Find the lines holding the word "that" and collect them.

*Exercise input:*
•••••

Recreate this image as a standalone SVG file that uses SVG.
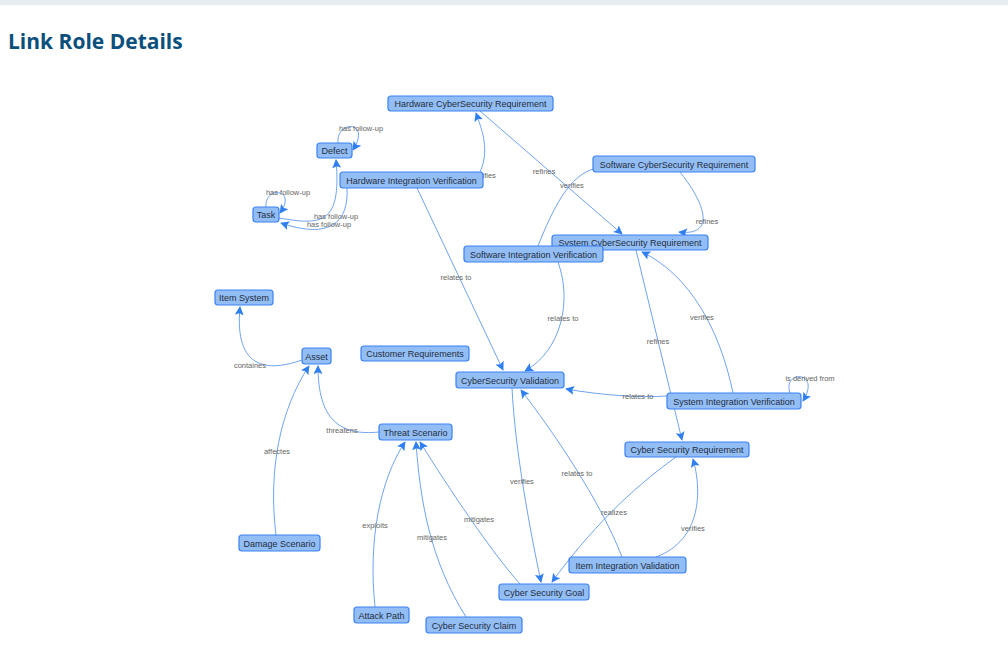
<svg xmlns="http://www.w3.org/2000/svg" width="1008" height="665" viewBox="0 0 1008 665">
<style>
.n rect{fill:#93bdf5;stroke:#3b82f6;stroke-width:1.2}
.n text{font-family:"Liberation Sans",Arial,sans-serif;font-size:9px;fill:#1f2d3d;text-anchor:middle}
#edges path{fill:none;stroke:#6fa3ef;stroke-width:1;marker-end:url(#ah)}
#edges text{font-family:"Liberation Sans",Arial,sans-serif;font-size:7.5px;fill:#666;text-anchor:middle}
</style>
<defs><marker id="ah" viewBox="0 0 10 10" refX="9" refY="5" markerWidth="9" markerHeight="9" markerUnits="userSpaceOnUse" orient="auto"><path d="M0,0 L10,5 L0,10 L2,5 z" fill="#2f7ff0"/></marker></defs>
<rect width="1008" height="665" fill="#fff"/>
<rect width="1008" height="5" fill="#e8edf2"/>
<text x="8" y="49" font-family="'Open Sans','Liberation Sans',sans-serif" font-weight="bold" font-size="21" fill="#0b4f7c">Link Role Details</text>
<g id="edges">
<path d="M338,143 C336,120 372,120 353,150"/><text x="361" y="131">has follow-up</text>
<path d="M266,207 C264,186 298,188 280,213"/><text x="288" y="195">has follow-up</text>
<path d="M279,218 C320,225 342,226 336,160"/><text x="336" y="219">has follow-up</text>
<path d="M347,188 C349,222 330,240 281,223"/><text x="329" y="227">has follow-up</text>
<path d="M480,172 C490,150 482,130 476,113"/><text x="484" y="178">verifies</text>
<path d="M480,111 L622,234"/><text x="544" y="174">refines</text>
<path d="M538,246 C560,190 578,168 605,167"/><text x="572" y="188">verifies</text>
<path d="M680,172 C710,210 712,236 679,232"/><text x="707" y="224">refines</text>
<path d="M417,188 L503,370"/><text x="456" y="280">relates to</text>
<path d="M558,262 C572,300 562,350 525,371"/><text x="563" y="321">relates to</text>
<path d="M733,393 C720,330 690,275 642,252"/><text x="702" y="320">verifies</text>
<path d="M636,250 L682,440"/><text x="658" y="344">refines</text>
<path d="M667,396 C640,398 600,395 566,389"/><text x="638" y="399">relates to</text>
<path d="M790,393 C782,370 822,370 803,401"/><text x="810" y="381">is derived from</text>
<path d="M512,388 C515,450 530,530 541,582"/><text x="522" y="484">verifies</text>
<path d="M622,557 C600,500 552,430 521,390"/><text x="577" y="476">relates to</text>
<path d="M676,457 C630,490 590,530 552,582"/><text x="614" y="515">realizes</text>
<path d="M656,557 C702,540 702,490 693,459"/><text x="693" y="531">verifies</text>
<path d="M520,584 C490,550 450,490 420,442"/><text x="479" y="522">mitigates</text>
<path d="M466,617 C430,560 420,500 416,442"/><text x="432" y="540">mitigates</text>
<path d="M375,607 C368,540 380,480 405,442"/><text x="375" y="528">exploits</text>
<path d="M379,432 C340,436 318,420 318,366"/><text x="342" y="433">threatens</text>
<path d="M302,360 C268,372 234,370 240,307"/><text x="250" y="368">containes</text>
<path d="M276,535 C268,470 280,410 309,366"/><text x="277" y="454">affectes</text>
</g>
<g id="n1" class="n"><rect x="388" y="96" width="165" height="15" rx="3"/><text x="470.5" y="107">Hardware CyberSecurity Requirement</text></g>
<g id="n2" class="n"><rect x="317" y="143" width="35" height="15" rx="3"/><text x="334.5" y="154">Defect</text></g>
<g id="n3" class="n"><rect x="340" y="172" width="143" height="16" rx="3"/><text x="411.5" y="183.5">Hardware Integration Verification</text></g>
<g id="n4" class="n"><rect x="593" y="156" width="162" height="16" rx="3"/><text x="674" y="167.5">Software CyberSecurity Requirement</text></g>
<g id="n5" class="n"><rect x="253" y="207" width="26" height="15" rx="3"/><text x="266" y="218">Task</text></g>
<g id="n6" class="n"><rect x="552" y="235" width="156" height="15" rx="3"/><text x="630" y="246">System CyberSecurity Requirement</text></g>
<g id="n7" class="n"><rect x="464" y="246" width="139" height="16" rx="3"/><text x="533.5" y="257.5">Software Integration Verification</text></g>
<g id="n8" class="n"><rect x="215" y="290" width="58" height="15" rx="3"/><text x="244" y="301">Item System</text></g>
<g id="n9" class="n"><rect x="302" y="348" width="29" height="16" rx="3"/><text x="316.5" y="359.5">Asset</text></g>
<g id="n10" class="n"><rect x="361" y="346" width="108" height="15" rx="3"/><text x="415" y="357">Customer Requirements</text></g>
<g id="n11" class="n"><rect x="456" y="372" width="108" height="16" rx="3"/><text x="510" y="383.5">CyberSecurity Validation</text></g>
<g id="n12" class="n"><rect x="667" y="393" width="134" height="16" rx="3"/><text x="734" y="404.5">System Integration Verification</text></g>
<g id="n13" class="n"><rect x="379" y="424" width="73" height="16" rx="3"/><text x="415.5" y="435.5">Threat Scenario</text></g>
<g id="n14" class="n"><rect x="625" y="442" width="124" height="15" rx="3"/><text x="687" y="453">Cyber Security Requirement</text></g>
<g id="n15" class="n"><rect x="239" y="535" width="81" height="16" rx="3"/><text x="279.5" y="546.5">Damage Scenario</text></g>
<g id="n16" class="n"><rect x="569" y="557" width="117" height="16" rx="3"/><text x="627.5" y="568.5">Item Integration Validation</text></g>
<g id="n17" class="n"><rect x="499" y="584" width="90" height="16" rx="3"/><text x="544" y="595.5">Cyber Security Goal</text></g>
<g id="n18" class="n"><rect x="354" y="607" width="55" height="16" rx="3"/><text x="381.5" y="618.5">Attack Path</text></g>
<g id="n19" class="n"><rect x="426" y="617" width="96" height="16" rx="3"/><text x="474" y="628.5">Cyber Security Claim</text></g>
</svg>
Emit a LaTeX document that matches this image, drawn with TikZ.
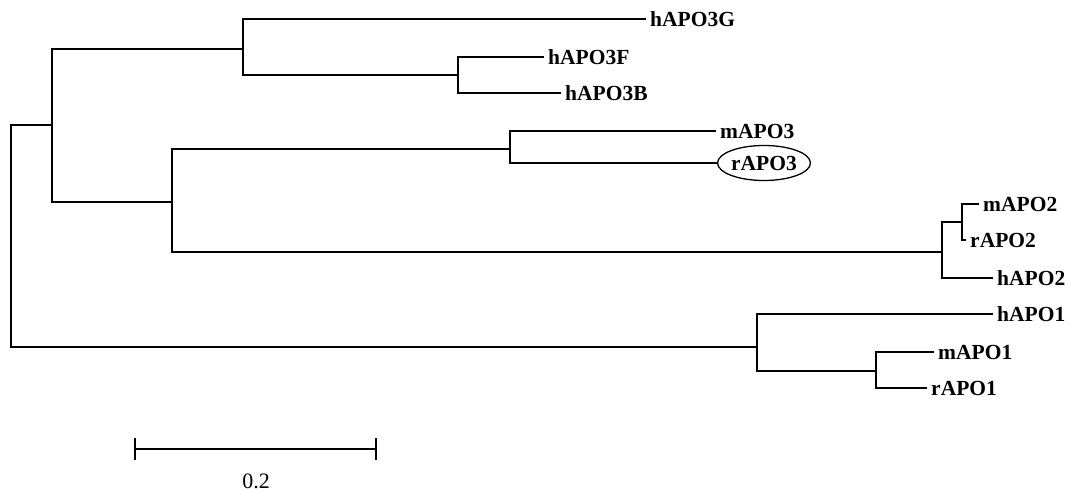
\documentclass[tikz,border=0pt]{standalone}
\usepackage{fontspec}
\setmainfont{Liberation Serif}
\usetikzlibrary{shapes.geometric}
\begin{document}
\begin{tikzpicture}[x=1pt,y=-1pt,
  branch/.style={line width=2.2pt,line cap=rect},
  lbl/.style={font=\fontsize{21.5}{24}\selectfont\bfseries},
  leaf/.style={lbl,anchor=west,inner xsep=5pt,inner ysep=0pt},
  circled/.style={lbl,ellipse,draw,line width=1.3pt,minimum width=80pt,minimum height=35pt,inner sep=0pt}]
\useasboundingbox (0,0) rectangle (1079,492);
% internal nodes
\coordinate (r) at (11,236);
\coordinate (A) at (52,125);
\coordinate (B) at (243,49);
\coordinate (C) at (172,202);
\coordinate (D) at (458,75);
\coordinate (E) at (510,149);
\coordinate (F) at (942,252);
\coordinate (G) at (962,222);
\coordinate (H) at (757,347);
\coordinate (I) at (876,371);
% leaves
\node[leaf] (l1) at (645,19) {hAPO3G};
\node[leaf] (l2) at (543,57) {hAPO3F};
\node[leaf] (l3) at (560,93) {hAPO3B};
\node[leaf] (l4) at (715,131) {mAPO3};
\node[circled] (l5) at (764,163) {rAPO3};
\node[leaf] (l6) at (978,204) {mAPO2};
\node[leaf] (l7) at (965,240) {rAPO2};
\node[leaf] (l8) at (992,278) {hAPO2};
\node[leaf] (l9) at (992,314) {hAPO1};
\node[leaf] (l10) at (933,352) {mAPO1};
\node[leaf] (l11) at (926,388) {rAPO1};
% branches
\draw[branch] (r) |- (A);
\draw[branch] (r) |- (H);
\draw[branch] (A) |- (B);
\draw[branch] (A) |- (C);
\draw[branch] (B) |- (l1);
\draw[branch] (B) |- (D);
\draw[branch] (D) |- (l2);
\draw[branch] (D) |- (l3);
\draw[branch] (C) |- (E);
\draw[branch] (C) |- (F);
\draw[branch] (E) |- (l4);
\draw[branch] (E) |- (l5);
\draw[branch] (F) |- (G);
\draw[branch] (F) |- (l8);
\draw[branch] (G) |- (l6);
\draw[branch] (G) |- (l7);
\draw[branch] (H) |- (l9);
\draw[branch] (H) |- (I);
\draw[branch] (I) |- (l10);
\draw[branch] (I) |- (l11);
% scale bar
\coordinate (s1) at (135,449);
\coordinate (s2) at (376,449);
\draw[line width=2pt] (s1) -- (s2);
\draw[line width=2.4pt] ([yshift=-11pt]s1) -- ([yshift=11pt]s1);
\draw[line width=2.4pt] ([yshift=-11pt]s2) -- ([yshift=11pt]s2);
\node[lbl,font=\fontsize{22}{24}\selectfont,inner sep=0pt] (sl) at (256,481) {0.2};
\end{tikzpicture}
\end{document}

•••••

*Correct response:*
Recreate this image as a standalone SVG file that uses SVG.
Emit a LaTeX document that matches this image, drawn with TikZ.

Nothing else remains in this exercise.